Task description: Output each entry that follows exactly. Images stay out.

Given data:
----------------------------------------

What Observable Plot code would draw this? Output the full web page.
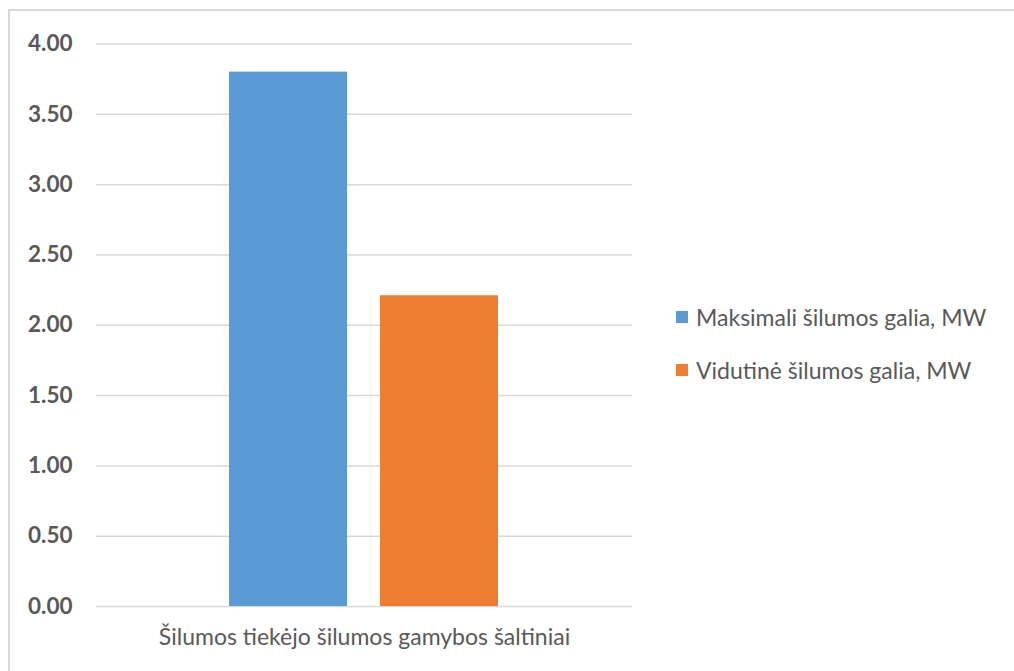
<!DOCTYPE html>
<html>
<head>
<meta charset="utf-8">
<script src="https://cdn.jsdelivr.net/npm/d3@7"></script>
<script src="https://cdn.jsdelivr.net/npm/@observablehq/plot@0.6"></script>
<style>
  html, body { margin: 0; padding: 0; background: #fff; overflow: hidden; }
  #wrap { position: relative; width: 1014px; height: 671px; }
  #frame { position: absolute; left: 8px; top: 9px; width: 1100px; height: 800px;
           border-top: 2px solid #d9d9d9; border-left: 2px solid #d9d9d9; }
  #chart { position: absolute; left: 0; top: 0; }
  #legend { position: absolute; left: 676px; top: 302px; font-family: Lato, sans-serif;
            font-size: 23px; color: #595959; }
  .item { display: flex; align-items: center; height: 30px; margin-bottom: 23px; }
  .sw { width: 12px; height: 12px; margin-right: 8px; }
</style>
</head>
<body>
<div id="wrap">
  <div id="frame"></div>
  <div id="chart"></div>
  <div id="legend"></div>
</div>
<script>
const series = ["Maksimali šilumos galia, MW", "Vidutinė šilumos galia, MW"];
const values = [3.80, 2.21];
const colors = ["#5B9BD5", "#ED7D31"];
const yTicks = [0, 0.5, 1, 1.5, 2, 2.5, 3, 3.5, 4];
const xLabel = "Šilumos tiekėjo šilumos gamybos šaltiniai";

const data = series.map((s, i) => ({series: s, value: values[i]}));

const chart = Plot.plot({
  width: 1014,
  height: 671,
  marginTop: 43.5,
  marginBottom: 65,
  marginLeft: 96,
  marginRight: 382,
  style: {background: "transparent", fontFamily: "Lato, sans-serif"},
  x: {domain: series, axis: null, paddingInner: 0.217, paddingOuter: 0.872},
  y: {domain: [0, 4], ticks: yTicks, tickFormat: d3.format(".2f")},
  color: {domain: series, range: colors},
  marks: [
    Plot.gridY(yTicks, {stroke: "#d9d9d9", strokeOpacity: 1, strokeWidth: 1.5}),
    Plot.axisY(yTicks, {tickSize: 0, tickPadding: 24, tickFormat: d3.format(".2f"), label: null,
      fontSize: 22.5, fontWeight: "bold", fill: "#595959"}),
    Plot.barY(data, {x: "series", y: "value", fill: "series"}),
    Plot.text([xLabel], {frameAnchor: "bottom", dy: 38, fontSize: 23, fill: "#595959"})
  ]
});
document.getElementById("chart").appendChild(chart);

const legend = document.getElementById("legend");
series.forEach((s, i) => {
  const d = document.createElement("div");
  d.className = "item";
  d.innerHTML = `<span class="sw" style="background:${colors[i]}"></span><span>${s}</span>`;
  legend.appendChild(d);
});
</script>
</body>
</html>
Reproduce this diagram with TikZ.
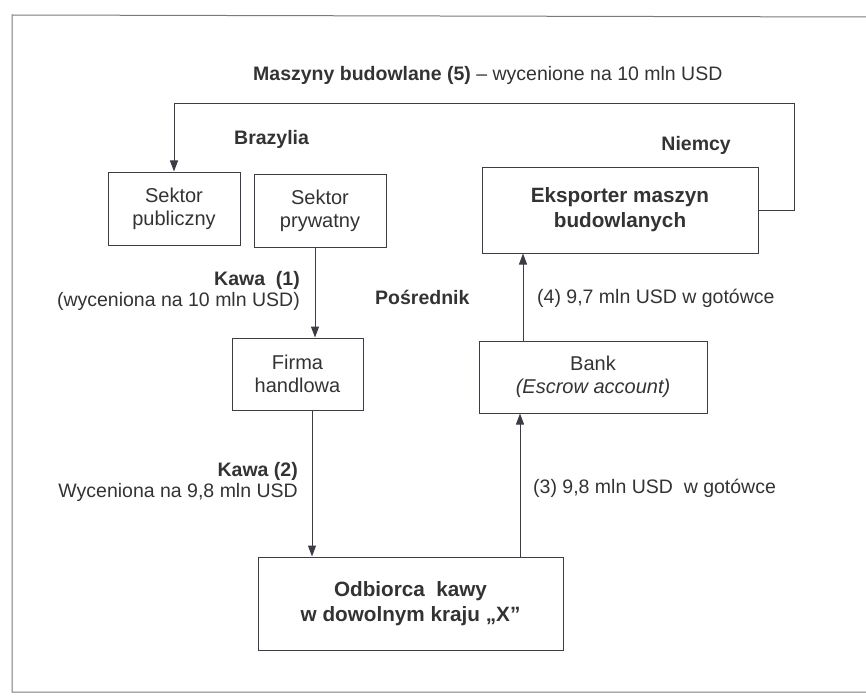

----------------------------------------

The reply:
What Observable Plot code would draw this? Output the full web page.
<!DOCTYPE html>
<html>
<head>
<meta charset="utf-8">
<script src="https://cdn.jsdelivr.net/npm/d3@7"></script>
<script src="https://cdn.jsdelivr.net/npm/@observablehq/plot@0.6"></script>
<style>
  html, body { margin: 0; padding: 0; background: #fff; overflow: hidden; }
  #wrap { position: relative; width: 1014px; height: 671px; }
  #frame { position: absolute; left: 8px; top: 9px; width: 1100px; height: 800px;
           border-top: 2px solid #d9d9d9; border-left: 2px solid #d9d9d9; }
  #chart { position: absolute; left: 0; top: 0; }
  #legend { position: absolute; left: 676px; top: 302px; font-family: Lato, sans-serif;
            font-size: 23px; color: #595959; }
  .item { display: flex; align-items: center; height: 30px; margin-bottom: 23px; }
  .sw { width: 12px; height: 12px; margin-right: 8px; }
</style>
</head>
<body>
<div id="wrap">
  <div id="frame"></div>
  <div id="chart"></div>
  <div id="legend"></div>
</div>
<script>
const series = ["Maksimali šilumos galia, MW", "Vidutinė šilumos galia, MW"];
const values = [3.80, 2.21];
const colors = ["#5B9BD5", "#ED7D31"];
const yTicks = [0, 0.5, 1, 1.5, 2, 2.5, 3, 3.5, 4];
const xLabel = "Šilumos tiekėjo šilumos gamybos šaltiniai";

const data = series.map((s, i) => ({series: s, value: values[i]}));

const chart = Plot.plot({
  width: 1014,
  height: 671,
  marginTop: 43.5,
  marginBottom: 65,
  marginLeft: 96,
  marginRight: 382,
  style: {background: "transparent", fontFamily: "Lato, sans-serif"},
  x: {domain: series, axis: null, paddingInner: 0.217, paddingOuter: 0.872},
  y: {domain: [0, 4], ticks: yTicks, tickFormat: d3.format(".2f")},
  color: {domain: series, range: colors},
  marks: [
    Plot.gridY(yTicks, {stroke: "#d9d9d9", strokeOpacity: 1, strokeWidth: 1.5}),
    Plot.axisY(yTicks, {tickSize: 0, tickPadding: 24, tickFormat: d3.format(".2f"), label: null,
      fontSize: 22.5, fontWeight: "bold", fill: "#595959"}),
    Plot.barY(data, {x: "series", y: "value", fill: "series"}),
    Plot.text([xLabel], {frameAnchor: "bottom", dy: 38, fontSize: 23, fill: "#595959"})
  ]
});
document.getElementById("chart").appendChild(chart);

const legend = document.getElementById("legend");
series.forEach((s, i) => {
  const d = document.createElement("div");
  d.className = "item";
  d.innerHTML = `<span class="sw" style="background:${colors[i]}"></span><span>${s}</span>`;
  legend.appendChild(d);
});
</script>
</body>
</html>
Reproduce this diagram with TikZ.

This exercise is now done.